Only thus much, then, shall I say on the point of worldly advantages not bringing present happiness. But next, let us consider that, rather, they are positively dangerous to our eternal interests.

Many of these things, if they did no other harm, at least are

2 Eccles. i. 18.

injurious to our souls, by taking up the time which might else be given to religion. Much intercourse with the world, which eminence and station render a duty, has a tendency to draw off the mind from GOD, and deaden it to the force of religious motives and considerations. There is a want of sympathy between much business and calm devotion, great splendour and a simple faith, which will be to no one more painful than to the Christian, to whom God has assigned some post of especial responsibility or distinction. To maintain a religious spirit in the midst of engagements and excitements of this world is possible only to a saint; nay, the case is the same though our business be one of a charitable and religious nature, and though our chief intercourse is with those whom we believe to have their minds set upon religion, and whose principles and conduct are not likely to withdraw our feet from the narrow way of life. For here we are likely to be deceived from the very circumstance that our employments are religious; and our end, as being a right one, will engross us, and continually tempt us to be inattentive to the means, and the spirit in which we pursue it. Our LORD alludes to the danger of multiplied occupations in the Parable of the Sower: "He that received seed among the thorns, is he that heareth the word, and the cares of this world and the deceitfulness of riches choke the word, and he becometh unfruitful."

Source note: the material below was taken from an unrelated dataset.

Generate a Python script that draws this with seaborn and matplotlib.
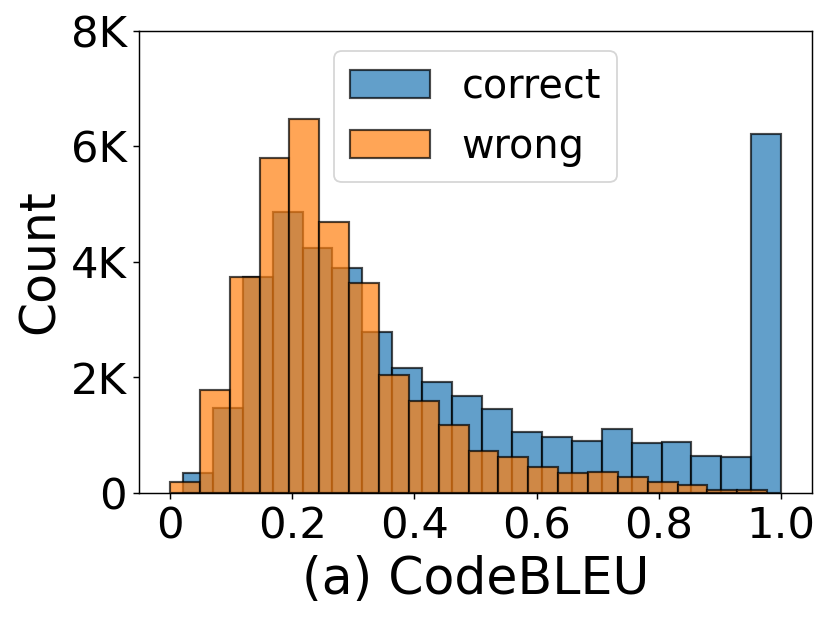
import matplotlib
matplotlib.use("Agg")
import matplotlib.pyplot as plt
import matplotlib.ticker as mticker
import numpy as np
import seaborn as sns

# bar heights (20 bins each)
correct_counts = [340, 1469, 3729, 4863, 4241, 3895, 2789, 2167, 1913, 1683,
                  1447, 1054, 968, 904, 1106, 870, 876, 634, 611, 6223]
wrong_counts = [178, 1775, 3734, 5796, 6470, 4684, 3636, 2040, 1590, 1170,
                726, 617, 449, 334, 357, 271, 178, 126, 47, 47]
correct_range = (0.021, 1.0)
wrong_range = (0.0, 0.977)
n_bins = 20

xticks = [0, 0.2, 0.4, 0.6, 0.8, 1.0]
xtick_labels = ["0", "0.2", "0.4", "0.6", "0.8", "1.0"]
yticks = [0, 2000, 4000, 6000, 8000]


def centers(rng):
    edges = np.linspace(rng[0], rng[1], n_bins + 1)
    return (edges[:-1] + edges[1:]) / 2


fig, ax = plt.subplots(figsize=(830 / 130, 619 / 130), dpi=130)
fig.subplots_adjust(left=0.168, right=0.978, bottom=0.204, top=0.95)

sns.histplot(x=centers(correct_range), weights=correct_counts, bins=n_bins,
             binrange=correct_range, color="C0", alpha=0.7,
             edgecolor=(0, 0, 0, 0.7), linewidth=1.2, label="correct", ax=ax)
sns.histplot(x=centers(wrong_range), weights=wrong_counts, bins=n_bins,
             binrange=wrong_range, color="C1", alpha=0.7,
             edgecolor=(0, 0, 0, 0.7), linewidth=1.2, label="wrong", ax=ax)

ax.set_ylim(0, 8000)
ax.set_xlim(-0.05, 1.05)
ax.set_yticks(yticks)
ax.yaxis.set_major_formatter(
    mticker.FuncFormatter(lambda v, p: "0" if v == 0 else f"{int(v / 1000)}K"))
ax.set_xticks(xticks)
ax.set_xticklabels(xtick_labels)
ax.tick_params(labelsize=24)
ax.set_xlabel("(a) CodeBLEU", fontsize=28)
ax.set_ylabel("Count", fontsize=27)
ax.legend(loc="upper center", fontsize=22)

fig.savefig("out.png", dpi=130)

Again, these worldly advantages, as they are called, will seduce us into an excessive love of them. We are too well inclined by nature to live by sight, rather than by faith; and besides the immediate enjoyment, there is something so agreeable to our natural tastes in the honours and emoluments of the world, that it requires an especially strong mind, and a large measure of grace, not to be gradually corrupted by them. We are led to set our hearts upon them, and in the same degree to withdraw them from GOD. We become unwilling to leave this visible state of things, and to be left on a level with those multitudes who are at present inferior to ourselves. Prosperity is sufficient to seduce, although not to satisfy. Hence death and judgment are unwelcome subjects of reflection to the rich and powerful; for death takes from them those comforts which habit has made necessary to them, and throws them adrift on a new order of things, of

which they know nothing, save that in it there is no respect of

persons.

And as these goods lead us to love the world, so again do they lead us to trust in the world: we not only become worldly. minded, but unbelieving; our wills becoming corrupt, our understandings also become dark, and disliking the truth, we gradually learn to maintain and defend error. St. Paul speaks of those who "having put away a good conscience, concerning faith made shipwreck." Familiarity with this world makes men discontented with the doctrine of the narrow way; they fall into heresies, and attempt to attain salvation on easier terms than those which CHRIST holds out to us. In a variety of ways this love of the world operates. Men's opinions are imperceptibly formed by their wishes. If, for instance, we see our worldly prospects depend, humanly speaking, upon a certain person, we are led to court him, to honour him, and adopt his views, and trust in an arm of flesh, till we forget the overruling power of God's providence, and the necessity of His blessing, for the building of the house and the keeping of the city.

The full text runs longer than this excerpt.